Wood Mackenzie is forecasting global stock draws for the second to fourth quarters this year. That was before OPEC+ agreed to roll over its current production restraint, with only Russia and Kazakhstan allowed small increases. Saudi Arabia is keeping its voluntary additional cut of 1 million barrels per day (b/d) – announced in January and originally due to lift at the end of this month – in place for April.
Hittle said: “Clearly OPEC+ has decided to take a cautious approach to demand recovery. However, waiting for a solid sign of strong stock draws means prices will have already increased from the present level by the time that sign emerges.
“Stocks are a lagging indicator and already the market can see solid signals of demand strength – the vaccination programme in the US, the world’s largest consumer, is ramping up, with the Biden administration promising enough for every adult by end-May. This should help spur a recovery.”
Wood Mackenzie forecasts global demand will increase 6.3 million b/d year on year in 2021. If OPEC+ does not increase output in April, except the small amounts for Russia and Kazakhstan, the stock draw will be significantly more than 1 million b/d next month, as the summer demand season looms.

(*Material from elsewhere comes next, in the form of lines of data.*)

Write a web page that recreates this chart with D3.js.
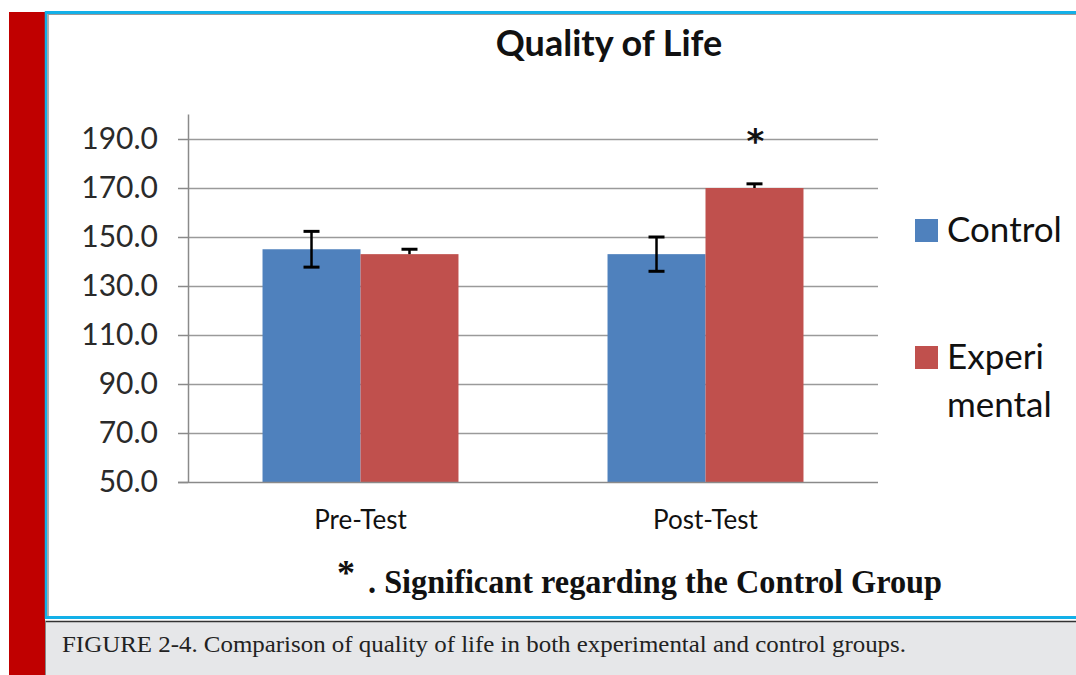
<!DOCTYPE html>
<html>
<head>
<meta charset="utf-8">
<script src="https://cdn.jsdelivr.net/npm/d3@7"></script>
<style>
  html, body { margin: 0; padding: 0; background: #ffffff; }
  svg { display: block; }
</style>
</head>
<body>
<svg id="chart" width="1076" height="675"></svg>
<script>
// ---- data ----
const categories = ["Pre-Test", "Post-Test"];
const seriesNames = ["Control", "Experimental"];
const controlValues = [145.0, 143.0];
const experimentalValues = [143.0, 170.0];
const controlErrors = [7.3, 7.0];
const experimentalErrors = [2.0, 1.7];
const yTicks = [50, 70, 90, 110, 130, 150, 170, 190];
const yDomain = [50, 200];
const titleText = "Quality of Life";
const footnoteText = ". Significant regarding the Control Group";
const captionText = "FIGURE 2-4. Comparison of quality of life in both experimental and control groups.";
const significance = [false, true]; // experimental significant per category

const colors = { Control: "#4F81BD", Experimental: "#C0504D" };
const font = "Lato, 'Open Sans', sans-serif";

const svg = d3.select("#chart");

// ---- page frame ----
svg.append("rect").attr("x", 9).attr("y", 12).attr("width", 36).attr("height", 663).attr("fill", "#C00000");
// caption box
svg.append("rect").attr("x", 45).attr("y", 621).attr("width", 1031).attr("height", 54).attr("fill", "#E6E7E9");
svg.append("line").attr("x1", 45).attr("x2", 1076).attr("y1", 621.5).attr("y2", 621.5).attr("stroke", "#333").attr("stroke-width", 1.5);
svg.append("line").attr("x1", 45.5).attr("x2", 45.5).attr("y1", 621).attr("y2", 675).attr("stroke", "#888").attr("stroke-width", 1);
// chart panel border
svg.append("line").attr("x1", 45).attr("x2", 1076).attr("y1", 12.5).attr("y2", 12.5).attr("stroke", "#13B0E8").attr("stroke-width", 3);
svg.append("line").attr("x1", 48).attr("x2", 1076).attr("y1", 14.5).attr("y2", 14.5).attr("stroke", "#999").attr("stroke-width", 1);
svg.append("line").attr("x1", 46).attr("x2", 46).attr("y1", 11).attr("y2", 619).attr("stroke", "#13B0E8").attr("stroke-width", 2.5);
svg.append("line").attr("x1", 48).attr("x2", 48).attr("y1", 14).attr("y2", 616).attr("stroke", "#999").attr("stroke-width", 1.5);
svg.append("line").attr("x1", 45).attr("x2", 1076).attr("y1", 617.5).attr("y2", 617.5).attr("stroke", "#13B0E8").attr("stroke-width", 3);

// ---- scales ----
const plot = { left: 188, right: 878, top: 114.5, bottom: 482 };
const y = d3.scaleLinear().domain(yDomain).range([plot.bottom, plot.top]);
const x0 = d3.scaleBand().domain(categories).range([plot.left, plot.right]).paddingInner(0.432).paddingOuter(0.216);
const x1 = d3.scaleBand().domain(seriesNames).range([0, x0.bandwidth()]);

// gridlines
svg.append("g").selectAll("line").data(yTicks.filter(t => t !== yDomain[0])).join("line")
  .attr("x1", plot.left).attr("x2", plot.right)
  .attr("y1", d => Math.round(y(d)) + 0.5).attr("y2", d => Math.round(y(d)) + 0.5)
  .attr("stroke", "#9A9A9A").attr("stroke-width", 1.5);

// y axis
const yAxis = d3.axisLeft(y).tickValues(yTicks).tickFormat(d3.format(".1f")).tickSize(10).tickPadding(20);
const gy = svg.append("g").attr("transform", `translate(${plot.left},0)`).call(yAxis);
gy.select(".domain").attr("stroke", "#8A8A8A").attr("stroke-width", 1.5).attr("d", `M0.5,${plot.top}V${plot.bottom}`);
gy.selectAll(".tick line").attr("stroke", "#8A8A8A").attr("stroke-width", 1.5);
gy.selectAll(".tick text").attr("font-family", font).attr("font-size", 30).attr("fill", "#2a2a2a");

// bars
const data = categories.map((c, i) => ({
  cat: c,
  vals: [
    { s: "Control", v: controlValues[i], e: controlErrors[i], both: true },
    { s: "Experimental", v: experimentalValues[i], e: experimentalErrors[i], both: false }
  ]
}));
const groups = svg.append("g").selectAll("g").data(data).join("g")
  .attr("transform", d => `translate(${x0(d.cat)},0)`);
groups.selectAll("rect").data(d => d.vals).join("rect")
  .attr("x", d => x1(d.s)).attr("width", x1.bandwidth())
  .attr("y", d => y(d.v)).attr("height", d => y(yDomain[0]) - y(d.v))
  .attr("fill", d => colors[d.s]);

// x axis baseline
svg.append("line").attr("x1", plot.left - 10).attr("x2", plot.right)
  .attr("y1", plot.bottom + 0.5).attr("y2", plot.bottom + 0.5).attr("stroke", "#8A8A8A").attr("stroke-width", 1.5);
const xAxis = d3.axisBottom(x0).tickSize(0).tickPadding(29);
const gx = svg.append("g").attr("transform", `translate(0,${plot.bottom})`).call(xAxis);
gx.select(".domain").remove();
gx.selectAll(".tick text").attr("font-family", font).attr("font-size", 26).attr("fill", "#111");

// error bars
const eb = groups.selectAll("g.err").data(d => d.vals).join("g").attr("class", "err");
const cap = 8;
eb.append("line")
  .attr("x1", d => x1(d.s) + x1.bandwidth() / 2).attr("x2", d => x1(d.s) + x1.bandwidth() / 2)
  .attr("y1", d => y(d.v + d.e)).attr("y2", d => d.both ? y(d.v - d.e) : y(d.v))
  .attr("stroke", "#000").attr("stroke-width", 2.5);
eb.append("line")
  .attr("x1", d => x1(d.s) + x1.bandwidth() / 2 - cap).attr("x2", d => x1(d.s) + x1.bandwidth() / 2 + cap)
  .attr("y1", d => y(d.v + d.e)).attr("y2", d => y(d.v + d.e))
  .attr("stroke", "#000").attr("stroke-width", 3);
eb.filter(d => d.both).append("line")
  .attr("x1", d => x1(d.s) + x1.bandwidth() / 2 - cap).attr("x2", d => x1(d.s) + x1.bandwidth() / 2 + cap)
  .attr("y1", d => y(d.v - d.e)).attr("y2", d => y(d.v - d.e))
  .attr("stroke", "#000").attr("stroke-width", 3);

// significance asterisk
groups.filter((d, i) => significance[i]).append("text")
  .attr("x", x1("Experimental") + x1.bandwidth() / 2 + 1)
  .attr("y", y(190) + 14)
  .attr("text-anchor", "middle").attr("font-family", "'DejaVu Sans', sans-serif").attr("font-weight", "bold")
  .attr("font-size", 34).attr("fill", "#111")
  .text("*");

// title
svg.append("text").attr("x", 609).attr("y", 56).attr("text-anchor", "middle")
  .attr("font-family", font).attr("font-weight", "bold").attr("font-size", 36).attr("fill", "#111")
  .text(titleText);

// legend
const legendRows = [
  { name: "Control", lines: ["Control"], y: 230 },
  { name: "Experimental", lines: ["Experi", "mental"], y: 357 }
];
const lg = svg.append("g").selectAll("g").data(legendRows).join("g");
lg.append("rect").attr("x", 915).attr("y", d => d.y - 11).attr("width", 23).attr("height", 23)
  .attr("fill", d => colors[d.name]);
lg.each(function(d) {
  d3.select(this).selectAll("text").data(d.lines).join("text")
    .attr("x", 947).attr("y", (t, i) => d.y + 12 + i * 48)
    .attr("font-family", font).attr("font-size", 35).attr("fill", "#111")
    .text(t => t);
});

// footnote
svg.append("text").attr("x", 346).attr("y", 585).attr("text-anchor", "middle")
  .attr("font-family", "'Liberation Serif', serif").attr("font-weight", "bold").attr("font-size", 36).attr("fill", "#111")
  .text("*");
svg.append("text").attr("x", 368).attr("y", 593)
  .attr("font-family", "'Liberation Serif', serif").attr("font-weight", "bold").attr("font-size", 34).attr("fill", "#111")
  .attr("textLength", 574).attr("lengthAdjust", "spacingAndGlyphs")
  .text(footnoteText);

// caption
svg.append("text").attr("x", 62).attr("y", 652)
  .attr("font-family", "'Liberation Serif', serif").attr("font-size", 23).attr("fill", "#222")
  .attr("textLength", 844).attr("lengthAdjust", "spacingAndGlyphs")
  .text(captionText);
</script>
</body>
</html>
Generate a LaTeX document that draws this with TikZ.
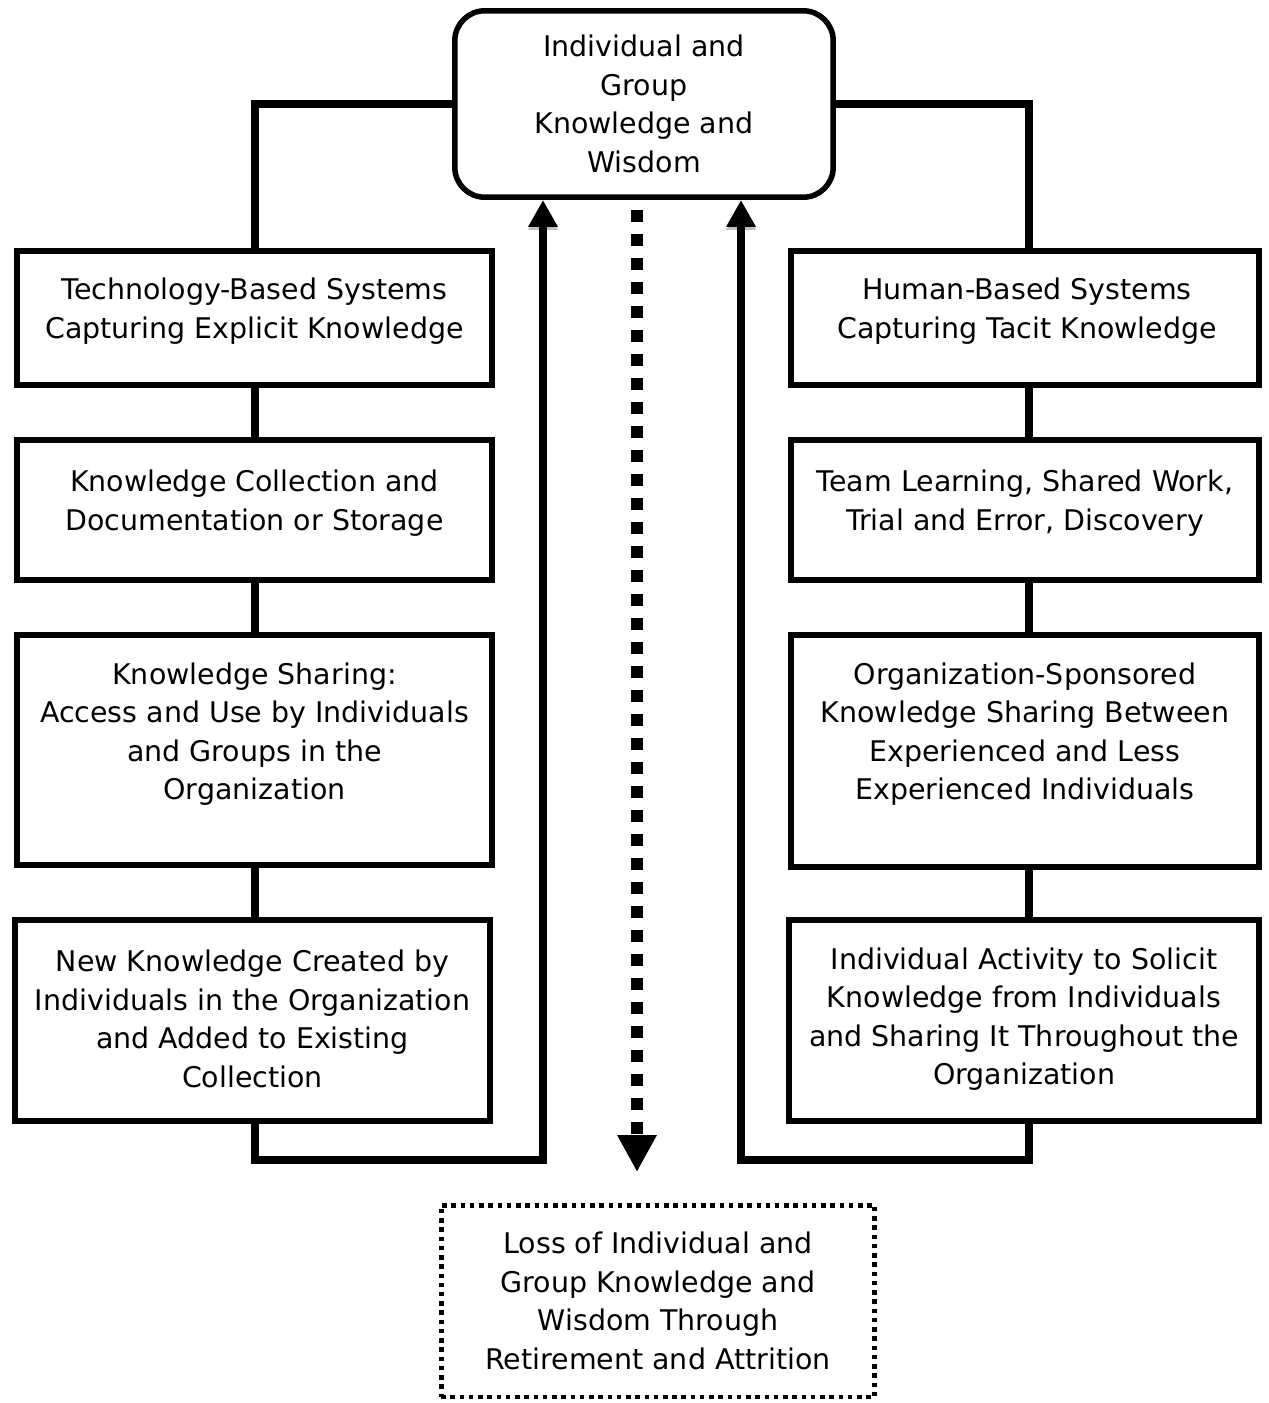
\documentclass[tikz,border=0pt]{standalone}
\usepackage{fontspec}
\setmainfont{DejaVu Sans}
\usetikzlibrary{arrows.meta,calc,positioning,backgrounds}

\tikzset{
  sysbox/.style={draw,line width=0.11cm,fill=white,minimum width=9.51cm,inner sep=0pt},
  boxtext/.style={align=center,font=\fontsize{16.2}{21.9}\selectfont,inner sep=0pt},
  trunk/.style={line width=0.17cm,preaction={draw=black!25,transform canvas={yshift=-0.06cm}}},
  uparrow/.style={trunk,-{Triangle[length=0.54cm,width=0.56cm]}},
  droparrow/.style={line width=0.24cm,dash pattern=on 0.24cm off 0.24cm,dash phase=0.28cm,
    -{Triangle[length=0.74cm,width=0.74cm]}}
}

\begin{document}
\begin{tikzpicture}[x=0.02cm,y=-0.02cm]
  \useasboundingbox (0,0) rectangle (1268,1403);

  % top box
  \node[draw,line width=0.11cm,rounded corners=0.6cm,fill=white,minimum width=7.57cm,
    minimum height=3.73cm,boxtext] (wisdom) at (644,104)
    {Individual and\\Group\\Knowledge and\\Wisdom};

  % left column
  \node[sysbox,minimum height=2.69cm] (tech) at (254.5,318) {};
  \node[sysbox,minimum height=2.81cm] (collect) at (254.5,510) {};
  \node[sysbox,minimum height=4.61cm] (share) at (254.5,750) {};
  \node[sysbox,minimum height=4.03cm] (newk) at (252.5,1020.5) {};
  \node[boxtext] (techtext) at ($(tech)+(0,-7)$) {Technology-Based Systems\\Capturing Explicit Knowledge};
  \node[boxtext] (collecttext) at ($(collect)+(0,-7)$) {Knowledge Collection and\\Documentation or Storage};
  \node[boxtext] (sharetext) at ($(share)+(0,-16)$) {Knowledge Sharing:\\Access and Use by Individuals\\and Groups in the\\Organization};
  \node[boxtext] (newktext) at ($(newk)+(0,-1.5)$) {New Knowledge Created by\\Individuals in the Organization\\and Added to Existing\\Collection};

  % right column
  \node[sysbox,minimum width=9.37cm,minimum height=2.69cm] (human) at (1025,318) {};
  \node[sysbox,minimum width=9.37cm,minimum height=2.81cm] (team) at (1025,510) {};
  \node[sysbox,minimum width=9.37cm,minimum height=4.65cm] (mentor) at (1025,751) {};
  \node[sysbox,minimum width=9.41cm,minimum height=4.03cm] (solicit) at (1024,1020.5) {};
  \node[boxtext] (humantext) at ($(human)+(2,-7)$) {Human-Based Systems\\Capturing Tacit Knowledge};
  \node[boxtext] (teamtext) at ($(team)+(0,-7)$) {Team Learning, Shared Work,\\Trial and Error, Discovery};
  \node[boxtext] (mentortext) at ($(mentor)+(0,-17)$) {Organization-Sponsored\\Knowledge Sharing Between\\Experienced and Less\\Experienced Individuals};
  \node[boxtext] (solicittext) at ($(solicit)+(0,-1.5)$) {Individual Activity to Solicit\\Knowledge from Individuals\\and Sharing It Throughout the\\Organization};

  % loss box
  \node[draw,line width=0.1cm,dash pattern=on 0.09cm off 0.095cm,minimum width=8.68cm,
    minimum height=3.84cm,boxtext] (loss) at (658,1301)
    {Loss of Individual and\\Group Knowledge and\\Wisdom Through\\Retirement and Attrition};

  \coordinate (lcorner) at (255,1160);
  \coordinate (lturn) at (543,1160);
  \coordinate (rcorner) at (1029,1160);
  \coordinate (rturn) at (741,1160);
  \coordinate (dropend) at (637,1172);

  \begin{scope}[on background layer]
    \draw[uparrow] (wisdom.west) -| (lcorner) -| (wisdom.south -| lturn);
    \draw[uparrow] (wisdom.east) -| (rcorner) -| (wisdom.south -| rturn);
  \end{scope}
  \draw[droparrow] (wisdom.south -| dropend) -- (dropend);
\end{tikzpicture}
\end{document}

We expect oil prices to rise toward $70-$75 per barrel during April.
Hittle added: “The risk is these higher prices will dampen the tentative global recovery. But the Saudi Energy Minister, Prince Abdulaziz, is adamant OPEC+ must watch for concrete signs of a demand rise before he moves on production.
“When compared against last year’s collapse, we expect a strong recovery in oil demand for Q2 2021, of nearly 14 million b/d year-on-year after a subdued gain of 0.8 million b/d in the first quarter for Q2 2021. With OPEC+ production restraint in place during April, as demand surges, upward pressure on prices is likely to continue.
“By comparison to the 6.3 million b/d increase in demand this year, we forecast global supply to rise much less, at 1.5 million b/d. On this basis, the market is slipping into a period of sustained stock draw for the rest of the year.”